・八月 椴法華村、長切昆布製造本年の採取高五百石の見込み、昨年に比較すると減収で発育が十分でない。(函館日日新聞八月九日号)
・八月 椴法華回漕店設立。
・九月十三日 明治天皇大葬、青山葬場殿で挙行。
・九月二十三日 椴法華村暴風雨に襲われる、函館日日新聞九月二十六日号はこの時の状況を次のように記している。
亀田郡椴法華村
▲船舶の損害、胴海(どうかい)・持符(もちふ)・仲船三艘價格八十圓 ▲海水浸水三戸仝納屋一棟 ▲橋梁流失字矢尻濱相泊間の架橋一ヶ所(二百圓)船澗の小破五十ヶ所(五百圓)▲大謀網の破断(だん)一(五百圓)破損家屋一棟(百圓)海産干場、石垣十間(二百圓)(廿四日椴法華村戸長報告)
・この年十一月 椴法華村烏賊大漁。
・この年十二月 椴法華村鰮大漁。
烏賊の当り年で男も女も烏賊漁にはげむ。
このため米の値知らずという程上景気となる、更にこの年鰮漁も豊漁に恵まれ、十一月一日から十二日までの間に十日と十一日の大漁があり、この二日間だけでも七百石の漁獲高を上げる。

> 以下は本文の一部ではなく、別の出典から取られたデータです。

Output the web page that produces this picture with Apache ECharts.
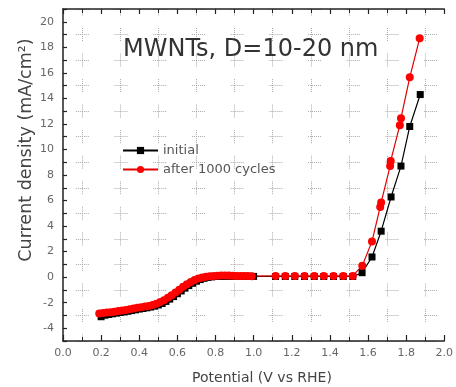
<!DOCTYPE html>
<html>
<head>
<meta charset="utf-8">
<script src="https://cdn.jsdelivr.net/npm/echarts@6/dist/echarts.min.js"></script>
<style>
  html, body { margin: 0; padding: 0; background: #fff; }
  #chart { width: 456px; height: 387px; }
</style>
</head>
<body>
<div id="chart"></div>
<script>
// initial scan (black squares)
const potentialInitial = [
  0.20, 0.22, 0.24, 0.26, 0.28, 0.30, 0.32, 0.34, 0.36, 0.38,
  0.40, 0.42, 0.44, 0.46, 0.48, 0.50, 0.52, 0.54, 0.56, 0.58,
  0.60, 0.62, 0.64, 0.66, 0.68, 0.70, 0.72, 0.74, 0.76, 0.78,
  0.80, 0.82, 0.84, 0.86, 0.88, 0.90, 0.92, 0.94, 0.96, 0.98, 1.00,
  1.115, 1.166, 1.216, 1.267, 1.318, 1.368, 1.419, 1.470, 1.520,
  1.569, 1.621, 1.669, 1.721, 1.773, 1.819, 1.874
];
const currentInitial = [
  -3.10, -2.98, -2.92, -2.87, -2.82, -2.77, -2.72, -2.67, -2.62, -2.56,
  -2.50, -2.45, -2.40, -2.34, -2.27, -2.18, -2.06, -1.90, -1.72, -1.52,
  -1.30, -1.08, -0.86, -0.66, -0.48, -0.32, -0.19, -0.09, -0.02, 0.02,
  0.05, 0.06, 0.06, 0.07, 0.07, 0.07, 0.06, 0.06, 0.06, 0.06, 0.06,
  0.05, 0.05, 0.05, 0.05, 0.05, 0.05, 0.05, 0.05, 0.05,
  0.35, 1.58, 3.60, 6.28, 8.70, 11.80, 14.30
];

// after 1000 cycles (red)
const potentialAfter = [
  0.19, 0.21, 0.23, 0.25, 0.27, 0.29, 0.31, 0.33, 0.35, 0.37,
  0.39, 0.41, 0.43, 0.45, 0.47, 0.49, 0.51, 0.53, 0.55, 0.57,
  0.59, 0.61, 0.63, 0.65, 0.67, 0.69, 0.71, 0.73, 0.75, 0.77,
  0.79, 0.81, 0.83, 0.85, 0.87, 0.89, 0.91, 0.93, 0.95, 0.97, 0.99,
  1.115, 1.166, 1.216, 1.267, 1.318, 1.368, 1.419, 1.470, 1.520,
  1.570, 1.621, 1.664, 1.669, 1.716, 1.719, 1.767, 1.773, 1.819, 1.871
];
const currentAfter = [
  -2.85, -2.80, -2.77, -2.74, -2.70, -2.66, -2.62, -2.58, -2.52, -2.46,
  -2.40, -2.35, -2.30, -2.25, -2.18, -2.08, -1.95, -1.80, -1.62, -1.42,
  -1.20, -0.98, -0.76, -0.56, -0.38, -0.22, -0.10, -0.02, 0.04, 0.08,
  0.10, 0.11, 0.12, 0.12, 0.12, 0.11, 0.10, 0.10, 0.09, 0.09, 0.08,
  0.10, 0.10, 0.10, 0.10, 0.10, 0.10, 0.10, 0.10, 0.10,
  0.90, 2.80, 5.50, 5.85, 8.70, 9.10, 11.90, 12.45, 15.65, 18.70
];

const xTicks = [0, 2.0];
const yRange = [-5, 21];

const FONT = "DejaVu Sans";
const chart = echarts.init(document.getElementById("chart"), null, { renderer: "canvas" });

const dots = [1, 1, 1, 1, 1, 1, 1, 1, 1, 1, 1, 1, 1];

chart.setOption({
  animation: false,
  backgroundColor: "#fff",
  title: {
    text: "MWNTs, D=10-20 nm",
    left: 118,
    top: 33,
    textStyle: { fontFamily: FONT, fontSize: 24, fontWeight: "normal", color: "#333" }
  },
  legend: {
    orient: "vertical",
    left: 117,
    top: 139,
    itemWidth: 35,
    itemHeight: 9,
    itemGap: 6,
    textStyle: { fontFamily: FONT, fontSize: 13, color: "#555" },
    data: ["initial", "after 1000 cycles"]
  },
  grid: { left: 63, top: 9, right: 6, bottom: 46 },
  xAxis: [
    {
      type: "value",
      min: xTicks[0],
      max: xTicks[1],
      interval: 0.2,
      axisLine: { onZero: false, lineStyle: { color: "#222", width: 1.5 } },
      axisTick: { inside: true, length: 6, lineStyle: { color: "#222", width: 1.2 } },
      minorTick: { show: true, splitNumber: 2, length: 4, lineStyle: { color: "#222", width: 1 } },
      splitLine: { show: false },
      minorSplitLine: {
        show: true,
        lineStyle: { color: "#aaa", width: 1, type: dots.concat([12.54]), dashOffset: 6.54 }
      },
      axisLabel: {
        margin: 7,
        fontFamily: FONT,
        fontSize: 11,
        color: "#666",
        formatter: (v) => v.toFixed(1)
      }
    },
    {
      type: "value",
      position: "top",
      min: xTicks[0],
      max: xTicks[1],
      interval: 0.2,
      axisLine: { show: true, onZero: false, lineStyle: { color: "#222", width: 1.5 } },
      axisTick: { inside: true, length: 5, lineStyle: { color: "#222", width: 1.2 } },
      minorTick: { show: true, splitNumber: 2, length: 4, lineStyle: { color: "#222" } },
      splitLine: { show: false },
      axisLabel: { show: false }
    }
  ],
  yAxis: {
    type: "value",
    min: yRange[0],
    max: yRange[1],
    interval: 1,
    axisLine: { show: true, onZero: false, lineStyle: { color: "#222", width: 1.5 } },
    axisTick: { inside: true, length: 4, lineStyle: { color: "#222", width: 1.2 } },
    splitLine: {
      show: true,
      lineStyle: {
        color: ["#aaa", "rgba(0,0,0,0)"],
        width: 1,
        type: dots.concat([25.7]),
        dashOffset: 25.85
      }
    },
    axisLabel: {
      margin: 9,
      fontFamily: FONT,
      fontSize: 11,
      color: "#666",
      formatter: (v) => (Math.round(v) % 2 === 0 ? String(v) : "")
    }
  },
  graphic: [
    {
      type: "text",
      x: 262,
      y: 378,
      style: {
        text: "Potential (V vs RHE)",
        fontFamily: FONT,
        fontSize: 14,
        fill: "#444",
        align: "center",
        verticalAlign: "middle"
      }
    },
    {
      type: "text",
      x: 26,
      y: 150,
      rotation: Math.PI / 2,
      style: {
        text: "Current density (mA/cm²)",
        fontFamily: FONT,
        fontSize: 17.5,
        fill: "#444",
        align: "center",
        verticalAlign: "middle"
      }
    }
  ],
  series: [
    {
      name: "initial",
      type: "line",
      data: potentialInitial.map((x, i) => [x, currentInitial[i]]),
      symbol: "rect",
      symbolSize: 7,
      lineStyle: { color: "#000", width: 1.2 },
      itemStyle: { color: "#000" }
    },
    {
      name: "after 1000 cycles",
      type: "line",
      data: potentialAfter.map((x, i) => [x, currentAfter[i]]),
      symbol: "circle",
      symbolSize: 8,
      lineStyle: { color: "#e00000", width: 1.2 },
      itemStyle: { color: "#ff0000" }
    }
  ]
});
</script>
</body>
</html>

・この年、勘察加(カムサッカ)や尼古来(ニコライ)方面大不漁。
・大正元年の椴法華村の様子
大正元年十二月二十八日付函館新聞夕刊より。
○ 椴法華通信(廿五日)
▲大漁と商人入込、本年は烏賊未曾有(みぞう)の大漁加ふるに秋鰮又大漁なりし為め漁夫の切揚けも他村より遅く昨今弗々(ぼつぼつ)歸國の途に就きつゝあるが大漁の結果各地より入込みたる商人は旅店に充満し蕎夢屋に五六人の酌婦入込み漁村の實を現出し居れり。
▲電話延長の運動、函館古武井間長距離電話は過般佐藤函館局長は同方面に出張し愈々来年八月頃までに架設通信開始さるべき運びになりたるが當村有志者は該電話を當村まで延長申請なさんとて目下頻(しき)りに寄附募集に着手し居れり。
▲戸椴間道路速成請願、當村有力者等は此程其筋へ戸井椴法華間道路開鑿速成請願書を提出したり。
▲水産物検査状況調査、亀田水産組合の城副組長、東検査員一行は水産物の検査実況調査の為め二十四日古武井より来村したるが當村川口検査員が熱心に勵行(れいこう)されたる事なれば定めし好成績なるべし。
・この年、「乃木大将の歌」・「広瀬中佐」・「村の鍛冶屋」などの歌が流行する。